The ideological repression was so bad that, one of my cousins, who was in line at Otopeni Airport to board a plane for a crew job in the Middle East, with passport, visa, and plane ticket in hand, was pulled minutes before boarding and told that he could not go because he had a cousin in America – guilty by association and by birth with me, the “big capitalist.”

I have a bright wardrobe today that expresses my carefree spirit. I can go for a week or so and not wear the same outfit twice. That is because I can find a job, the pay is competitive based on qualifications and skill, not a flat low and equal pay as we used to have under communism, and there is competition for goods and services that makes supply meet the demand from consumers, and prices are relatively low.

This young man would not understand the night and day difference between my life under socialism and my life today under a relatively free market economy; most Millennials are economically illiterate. They just repeat ignorant slogans they’ve been taught in school by their socialist professors with an agenda, with no reflection on truth and reality whatsoever.

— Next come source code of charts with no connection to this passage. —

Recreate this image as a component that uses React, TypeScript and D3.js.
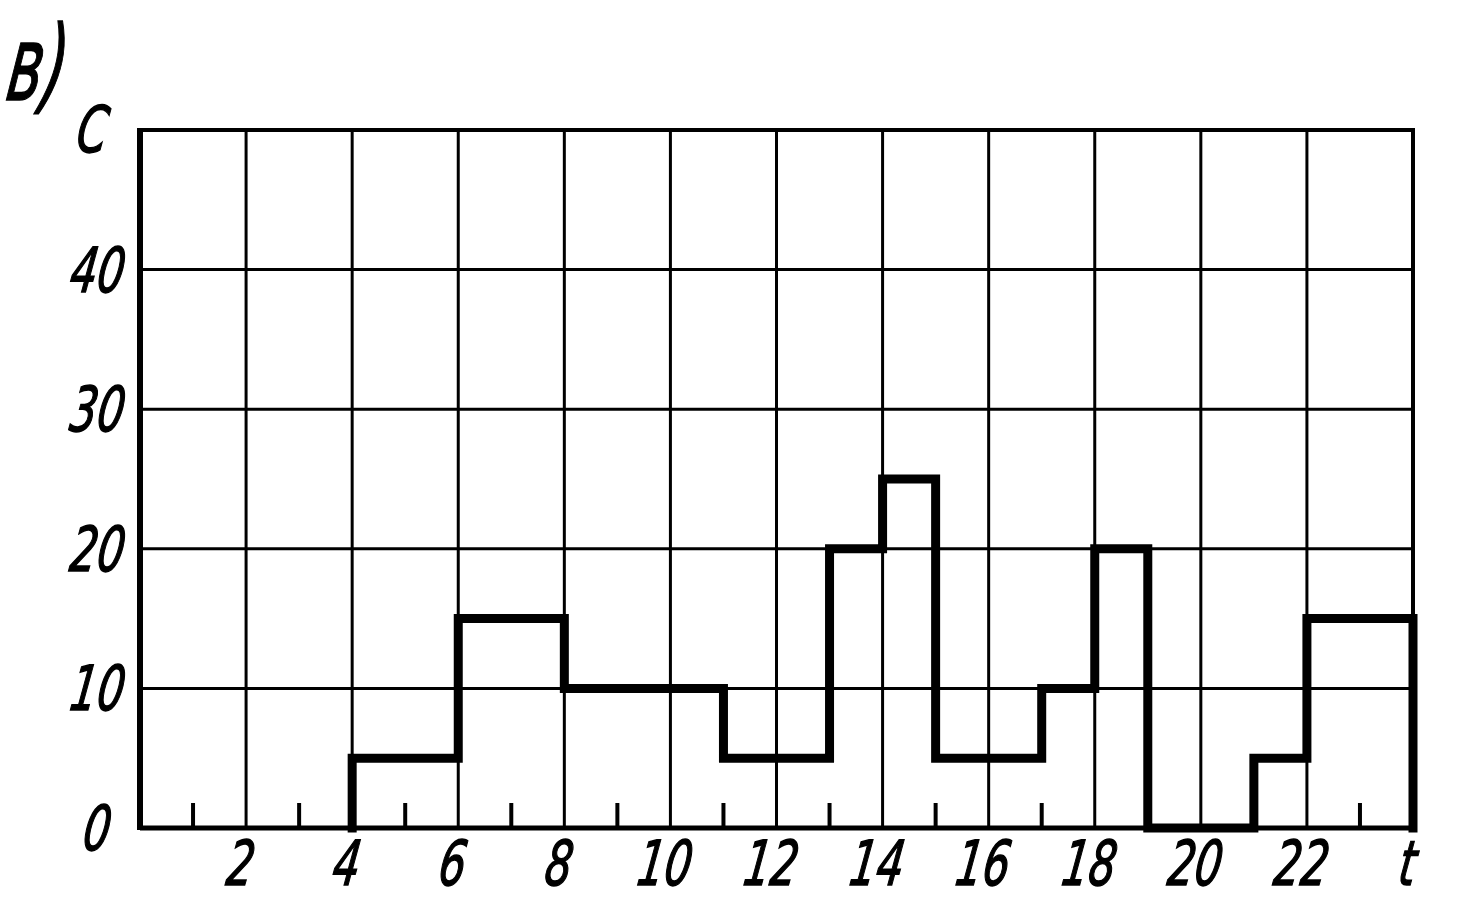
import React from "react";
import * as d3 from "d3";

const xTicks = [2, 4, 6, 8, 10, 12, 14, 16, 18, 20, 22];
const xMinorTicks = [1, 3, 5, 7, 9, 11, 13, 15, 17, 19, 21, 23];
const yTicks = [0, 10, 20, 30, 40];
const xGrid = [2, 4, 6, 8, 10, 12, 14, 16, 18, 20, 22];
const yGrid = [10, 20, 30, 40];
const stepT = [4, 4, 6, 8, 11, 13, 14, 15, 17, 18, 19, 21, 22, 24, 24];
const stepC = [0, 5, 15, 10, 5, 20, 25, 5, 10, 20, 0, 5, 15, 15, 0];

const W = 1484;
const H = 901;
const left = 140;
const right = 1413;
const top = 130;
const bottom = 828;

const font = "'DejaVu Sans', sans-serif";

function Label(props: { x: number; y: number; size: number; anchor?: string; sx?: number; children: React.ReactNode }) {
  const { x, y, size, anchor = "middle", sx = 0.68, children } = props;
  return (
    <text
      transform={`translate(${x},${y}) skewX(-8) scale(${sx},1)`}
      textAnchor={anchor as any}
      fontFamily={font}
      fontStyle="italic"
      fontSize={size}
      fill="#000"
      stroke="#000"
      strokeWidth={1.5}
    >
      {children}
    </text>
  );
}

export default function App() {
  const x = d3.scaleLinear().domain([0, 24]).range([left, right]);
  const y = d3.scaleLinear().domain([0, 50]).range([bottom, top]);
  const pts: [number, number][] = stepT.map((t, i) => [t, stepC[i]]);
  const line = d3
    .line<[number, number]>()
    .x((d) => x(d[0]))
    .y((d) => y(d[1]))
    .curve(d3.curveStepAfter);
  return (
    <svg
      width={W}
      height={H}
      style={{ position: "absolute", left: 0, top: 0, background: "#fff" }}
    >
      <rect x={0} y={0} width={W} height={H} fill="#fff" />
      {xGrid.map((g) => (
        <line key={"vx" + g} x1={x(g)} x2={x(g)} y1={y(50)} y2={y(0)} stroke="#000" strokeWidth={3} />
      ))}
      {yGrid.map((g) => (
        <line key={"hy" + g} x1={x(0)} x2={x(24)} y1={y(g)} y2={y(g)} stroke="#000" strokeWidth={3} />
      ))}
      <line x1={x(0)} x2={x(24)} y1={y(50)} y2={y(50)} stroke="#000" strokeWidth={4} />
      <line x1={x(0)} x2={x(0)} y1={y(50) - 2} y2={y(0) + 2} stroke="#000" strokeWidth={6} />
      <line x1={x(24)} x2={x(24)} y1={y(50) - 2} y2={y(0)} stroke="#000" strokeWidth={4} />
      <line x1={x(0)} x2={x(24)} y1={y(0)} y2={y(0)} stroke="#000" strokeWidth={5} />
      {xMinorTicks.map((t) => (
        <line key={"mt" + t} x1={x(t)} x2={x(t)} y1={y(0)} y2={y(0) - 25} stroke="#000" strokeWidth={4} />
      ))}
      <path d={line(pts) || ""} fill="none" stroke="#000" strokeWidth={9} strokeLinejoin="miter" strokeLinecap="square" />
      {yTicks.map((t) => (
        <Label key={"yl" + t} x={t === 0 ? 108 : 122} y={y(t) + 22} size={62} anchor="end">
          {t}
        </Label>
      ))}
      {xTicks.map((t) => (
        <Label key={"xl" + t} x={x(t) - 8} y={885} size={62}>
          {t}
        </Label>
      ))}
      <Label x={x(24) - 8} y={885} size={62}>t</Label>
      <Label x={90} y={152} size={64}>C</Label>
      <Label x={4} y={100} size={104} anchor="start" sx={0.58}>в)</Label>
    </svg>
  );
}
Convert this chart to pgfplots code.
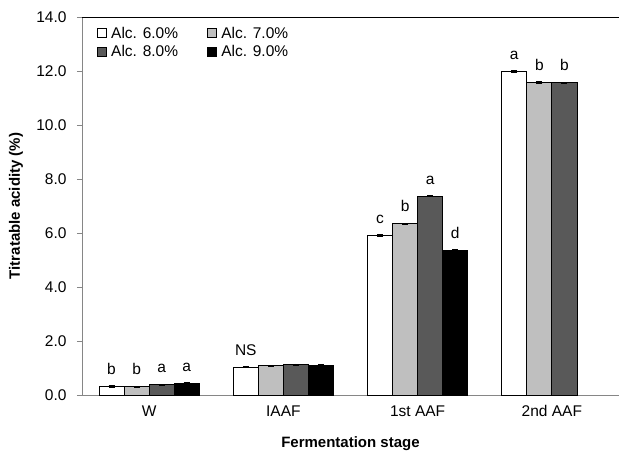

I guess I am not a wardrobe minimalist and will never be. Teal, pink, bright green, bright colors, light, and sunshine will always be the center of my life. When you spend the first twenty years of your life in drab grey and dirty surroundings, pollution, and darkness of spirit, you want to live in Floridian colors for the rest of your life, in bright hues and in free spirit, basking in the sun, white sand, salty ocean surf, and the scent of freedom.